To enhance the share’s attractiveness for small investors and to facilitate trading, the General Meeting, held on March 20, 2006, adopted a stock split in the ratio of 1:10.
The stock split was registered in the Commercial Register at the Commercial Court in Vienna on May 13, 2006. Due to the stock split at a ten-for-one ratio, the number of circulating no-par shares will rise from 30,820,000 to 308,200,000 (151,018,000 of which are no-par shares made out to the bearer, referred to as “Category A Bearer Shares” with the ISIN AT0000746409). On the day of transition, on May 23, 2006, each VERBUND shareholder will accordingly receive another nine VERBUND shares for each of his/her VERBUND shares. The stock split will become effective at Vienna Stock Exchange and Frankfurt Stock Exchange at trading start on May 23, 2006. Accordingly, from May 23, 2006 onward, the VERBUND share price will be a tenth of its closing price listed the day before the day of transition (around 41.5 €/share).
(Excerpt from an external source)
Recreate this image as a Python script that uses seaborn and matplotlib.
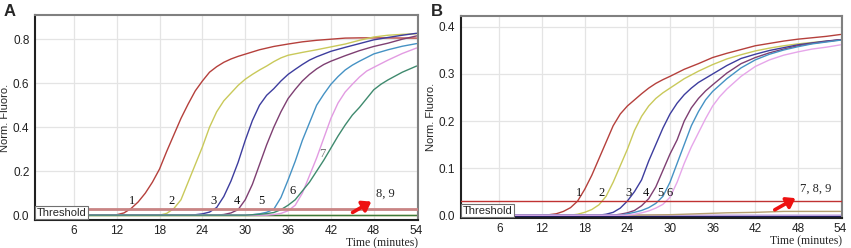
import pandas as pd
import matplotlib.pyplot as plt
import seaborn as sns

# ---- panel A: curve data (time in minutes, normalised fluorescence) ----
A1_T = [0.5, 11, 12, 13, 14, 15, 16, 17, 18, 19, 20, 21, 22, 23, 24, 25, 26, 27, 28, 29, 30,
        32, 34, 36, 38, 40, 42, 44, 46, 48, 54]
A1_Y = [0, 0, 0.002, 0.01, 0.03, 0.06, 0.1, 0.15, 0.21, 0.29, 0.365, 0.44, 0.505, 0.565, 0.61,
        0.65, 0.675, 0.695, 0.71, 0.722, 0.732, 0.752, 0.767, 0.778, 0.788, 0.795, 0.80, 0.805,
        0.806, 0.806, 0.805]
A2_T = [0.5, 18, 19, 20, 21, 22, 23, 24, 25, 26, 27, 28, 29, 30, 31, 32, 33, 34, 35, 36,
        38, 40, 42, 44, 46, 48, 50, 52, 54]
A2_Y = [0, 0, 0.008, 0.03, 0.07, 0.15, 0.23, 0.31, 0.4, 0.47, 0.52, 0.555, 0.59, 0.618, 0.64,
        0.66, 0.678, 0.698, 0.715, 0.727, 0.74, 0.752, 0.765, 0.778, 0.795, 0.81, 0.818, 0.822,
        0.825]
A3_T = [0.5, 22, 23, 24, 25, 26, 27, 28, 29, 30, 31, 32, 33, 34, 35, 36, 37, 38, 39, 40,
        42, 44, 46, 48, 50, 52, 54]
A3_Y = [0, 0, 0.002, 0.006, 0.014, 0.035, 0.085, 0.155, 0.24, 0.34, 0.43, 0.5, 0.545, 0.575,
        0.61, 0.64, 0.663, 0.685, 0.705, 0.72, 0.745, 0.763, 0.78, 0.797, 0.808, 0.818, 0.827]
A4_T = [0.5, 26, 27, 28, 29, 30, 31, 32, 33, 34, 35, 36, 37, 38, 39, 40, 41, 42,
        44, 46, 48, 50, 52, 54]
A4_Y = [0, 0, 0.003, 0.01, 0.025, 0.07, 0.14, 0.23, 0.32, 0.4, 0.47, 0.53, 0.572, 0.61, 0.64,
        0.665, 0.685, 0.70, 0.725, 0.748, 0.767, 0.782, 0.80, 0.815]
A5_T = [0.5, 30, 31, 32, 33, 34, 35, 36, 37, 38, 39, 40, 41, 42, 43, 44, 45, 46, 48, 50, 52, 54]
A5_Y = [0, 0, 0.002, 0.006, 0.013, 0.027, 0.08, 0.16, 0.245, 0.34, 0.42, 0.5, 0.55, 0.595,
        0.63, 0.66, 0.682, 0.70, 0.733, 0.752, 0.768, 0.78]
A6_T = [0.5, 33, 34, 35, 36, 37, 38, 39, 40, 41, 42, 43, 44, 45, 46, 47, 48, 50, 52, 54]
A6_Y = [0, 0, 0.003, 0.008, 0.02, 0.045, 0.1, 0.18, 0.26, 0.35, 0.44, 0.51, 0.56, 0.595,
        0.628, 0.655, 0.672, 0.705, 0.735, 0.76]
A7_T = [0.5, 30, 31, 32, 33, 34, 35, 36, 37, 38, 39, 40, 41, 42, 43, 44, 45, 46, 47, 48, 49, 50,
        52, 54]
A7_Y = [0, 0, 0.002, 0.004, 0.007, 0.012, 0.025, 0.045, 0.07, 0.11, 0.15, 0.2, 0.25, 0.305,
        0.36, 0.41, 0.455, 0.49, 0.53, 0.57, 0.595, 0.615, 0.65, 0.678]
A8_T = [0.5, 54]
A8_Y = [0.002, 0.002]
A9_T = [0.5, 54]
A9_Y = [0.0, 0.0]

# ---- panel B ----
B1_T = [0.5, 12, 13, 14, 15, 16, 17, 18, 19, 20, 21, 22, 23, 24, 25, 26, 27, 28, 29, 30,
        32, 34, 36, 38, 40, 42, 44, 46, 48, 50, 52, 54]
B1_Y = [0, 0, 0.001, 0.003, 0.008, 0.016, 0.03, 0.055, 0.085, 0.12, 0.155, 0.19, 0.215, 0.232,
        0.245, 0.258, 0.27, 0.28, 0.288, 0.295, 0.31, 0.322, 0.335, 0.344, 0.352, 0.36, 0.365,
        0.37, 0.374, 0.377, 0.38, 0.384]
B2_T = [0.5, 16, 17, 18, 19, 20, 21, 22, 23, 24, 25, 26, 27, 28, 29, 30,
        32, 34, 36, 38, 40, 42, 44, 46, 48, 50, 52, 54]
B2_Y = [0, 0, 0.002, 0.006, 0.012, 0.022, 0.04, 0.07, 0.105, 0.14, 0.18, 0.21, 0.232, 0.248,
        0.26, 0.27, 0.29, 0.306, 0.32, 0.332, 0.341, 0.349, 0.355, 0.36, 0.364, 0.367, 0.37, 0.372]
B3_T = [0.5, 20, 21, 22, 23, 24, 25, 26, 27, 28, 29, 30, 31, 32, 33, 34,
        36, 38, 40, 42, 44, 46, 48, 50, 52, 54]
B3_Y = [0, 0, 0.002, 0.006, 0.015, 0.03, 0.05, 0.075, 0.115, 0.15, 0.185, 0.215, 0.238, 0.256,
        0.27, 0.282, 0.30, 0.318, 0.333, 0.342, 0.35, 0.356, 0.362, 0.366, 0.37, 0.373]
B4_T = [0.5, 22, 23, 24, 25, 26, 27, 28, 29, 30, 31, 32, 33, 34, 35, 36,
        38, 40, 42, 44, 46, 48, 50, 52, 54]
B4_Y = [0, 0, 0.002, 0.005, 0.01, 0.02, 0.035, 0.06, 0.095, 0.13, 0.16, 0.2, 0.228, 0.248,
        0.264, 0.277, 0.302, 0.322, 0.335, 0.345, 0.353, 0.36, 0.365, 0.369, 0.373]
B5_T = [0.5, 23, 24, 25, 26, 27, 28, 29, 30, 31, 32, 33, 34, 35, 36,
        38, 40, 42, 44, 46, 48, 50, 52, 54]
B5_Y = [0, 0, 0.003, 0.006, 0.01, 0.016, 0.025, 0.04, 0.07, 0.11, 0.15, 0.19, 0.22, 0.245,
        0.263, 0.29, 0.313, 0.33, 0.342, 0.351, 0.358, 0.364, 0.368, 0.372]
B6_T = [0.5, 24, 25, 26, 27, 28, 29, 30, 31, 32, 33, 34, 35, 36, 37, 38,
        40, 42, 44, 46, 48, 50, 52, 54]
B6_Y = [0, 0, 0.002, 0.005, 0.009, 0.015, 0.023, 0.038, 0.07, 0.11, 0.145, 0.175, 0.205, 0.232,
        0.252, 0.268, 0.295, 0.316, 0.33, 0.34, 0.347, 0.353, 0.357, 0.362]
B7_T = [0.5, 24, 30, 34, 38, 42, 46, 50, 54]
B7_Y = [0, 0, 0.001, 0.003, 0.005, 0.006, 0.008, 0.008, 0.008]
B8_T = [0.5, 3, 54]
B8_Y = [0.008, 0.0, 0.0]
B9_T = [0.5, 54]
B9_Y = [-0.002, -0.002]

A_COLORS = ["#b5403c", "#c9c95a", "#3d3d9e", "#7e3f72", "#4592c4", "#e29be2", "#3f8a6e",
            "#3d7a3d", "#c8b848"]
B_COLORS = ["#b5403c", "#c9c95a", "#3d3d9e", "#7e3f72", "#4592c4", "#e6a6ea", "#b8a070",
            "#c0a0e0", "#1e1e60"]
A_LABELS = ["1", "2", "3", "4", "5", "6", "7"]
B_LABELS = ["1", "2", "3", "4", "5", "6"]
A_LABEL_T = [14.2, 19.7, 25.6, 28.8, 32.3, 36.6, 40.8]
A_LABEL_Y = [0.064, 0.064, 0.064, 0.064, 0.064, 0.109, 0.278]
B_LABEL_T = [17.2, 20.3, 24.2, 26.6, 28.7, 30.0]
B_LABEL_Y = [0.047, 0.047, 0.047, 0.047, 0.047, 0.047]
THRESHOLD_A = 0.03
THRESHOLD_B = 0.03
X_TICKS = [6, 12, 18, 24, 30, 36, 42, 48, 54]


def build(curves):
    rows = []
    for i, (t, y) in enumerate(curves):
        rows.append(pd.DataFrame({"Time": t, "Fluoro": y, "Curve": str(i + 1)}))
    return pd.concat(rows, ignore_index=True)


df_a = build([(A9_T, A9_Y), (A8_T, A8_Y), (A1_T, A1_Y), (A2_T, A2_Y), (A3_T, A3_Y),
              (A4_T, A4_Y), (A5_T, A5_Y), (A6_T, A6_Y), (A7_T, A7_Y)])
pal_a = [A_COLORS[8], A_COLORS[7]] + A_COLORS[:7]
df_b = build([(B9_T, B9_Y), (B8_T, B8_Y), (B7_T, B7_Y), (B1_T, B1_Y), (B2_T, B2_Y),
              (B3_T, B3_Y), (B4_T, B4_Y), (B5_T, B5_Y), (B6_T, B6_Y)])
pal_b = [B_COLORS[8], B_COLORS[7], B_COLORS[6]] + B_COLORS[:6]

sns.set_style("white")
plt.rcParams["font.family"] = ["Liberation Sans", "DejaVu Sans"]
serif = ["Liberation Serif", "DejaVu Serif"]

fig = plt.figure(figsize=(8.51, 2.48), dpi=100)
ax_a = fig.add_axes([0.0411, 0.1129, 0.4501, 0.8266])
ax_b = fig.add_axes([0.5414, 0.121, 0.448, 0.814])


def style(ax, ylim, yticks, thr, thr_color, thr_lw, arrow_from, arrow_to, arrow_text):
    ax.set_xlim(0.55, 54.2)
    ax.set_ylim(*ylim)
    ax.set_xticks(X_TICKS)
    ax.set_yticks(yticks)
    ax.set_yticklabels([f"{v:.1f}" for v in yticks])
    ax.grid(True, color="#e4e4e4", lw=0.9)
    ax.set_axisbelow(True)
    ax.tick_params(labelsize=8.5, length=2, colors="#222222")
    ax.tick_params(axis="x", pad=1.5)
    ax.tick_params(axis="y", pad=2)
    for side in ["top", "right"]:
        ax.spines[side].set_color("#808080")
        ax.spines[side].set_linewidth(1.5)
    for side in ["left", "bottom"]:
        ax.spines[side].set_color("#202020")
        ax.spines[side].set_linewidth(1.5)
    ax.set_ylabel("Norm. Fluoro.", fontsize=8, labelpad=2)
    ax.set_xlabel("Time (minutes)", fontsize=8.5, family=serif, loc="right", labelpad=0.5)
    ax.axhline(thr, color=thr_color, lw=thr_lw, zorder=3)
    ax.text(0.004, 0.012, "Threshold", transform=ax.transAxes, fontsize=8, ha="left",
            va="bottom", zorder=6,
            bbox=dict(boxstyle="square,pad=0.15", fc="white", ec="#707070", lw=0.8))
    ax.annotate("", xy=arrow_to, xytext=arrow_from,
                arrowprops=dict(arrowstyle="-|>,head_length=0.5,head_width=0.35",
                                color="#ee1111", lw=2.6), zorder=6)
    ax.text(arrow_to[0] + 0.3, arrow_to[1] + 0.004, arrow_text, fontsize=9, family=serif,
            ha="left", va="bottom")


sns.lineplot(data=df_a, x="Time", y="Fluoro", hue="Curve", palette=pal_a, estimator=None,
             sort=False, legend=False, lw=1.0, ax=ax_a)
style(ax_a, (-0.022, 0.91), [0.0, 0.2, 0.4, 0.6, 0.8], THRESHOLD_A, "#c98484", 2.0,
      (44.7, 0.006), (48.0, 0.068), "8, 9")
for lab, tx, ty in zip(A_LABELS, A_LABEL_T, A_LABEL_Y):
    ax_a.text(tx, ty, lab, fontsize=9, family=serif, ha="center", va="center",
              color="#777777" if lab == "7" else "#111111")

sns.lineplot(data=df_b, x="Time", y="Fluoro", hue="Curve", palette=pal_b, estimator=None,
             sort=False, legend=False, lw=1.0, ax=ax_b)
style(ax_b, (-0.006, 0.423), [0.0, 0.1, 0.2, 0.3, 0.4], THRESHOLD_B, "#c03232", 1.0,
      (44.4, 0.0085), (48.0, 0.039), "7, 8, 9")
for lab, tx, ty in zip(B_LABELS, B_LABEL_T, B_LABEL_Y):
    ax_b.text(tx, ty, lab, fontsize=9, family=serif, ha="center", va="center", color="#111111")

fig.text(0.004, 0.985, "A", fontsize=12, fontweight="bold", va="top", ha="left")
fig.text(0.506, 0.985, "B", fontsize=12, fontweight="bold", va="top", ha="left")

fig.savefig("out.png", dpi=100)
The shareholders will not be charged anything for the execution of the stock split. For holders whose shares are in a share depot, the transition will be executed automatically. Holders of physical shares will receive the additional no-par shares by submitting Coupon No. 17 at their house bank or at Erste Bank der oesterreichischen Sparkassen AG, 1010 Vienna, Graben 21.
Additionally, within the context of a capital adjustment, VERBUNDgesellschaft has used free reserves amounting to EUR 223,977,675.00 to increase its share capital by EUR 84,222,325.00, which results in a share capital of EUR 308,200,000.00 pursuant to the provisions of the Capital Adjustment Act without an issue of new shares. The capital adjustment using the company’s own resources will cause the share of the share capital represented by each share to rise from € 7.27 to € 10.00. After the execution of the stock split a share will represent a share of the share capital amounting to € 1.00.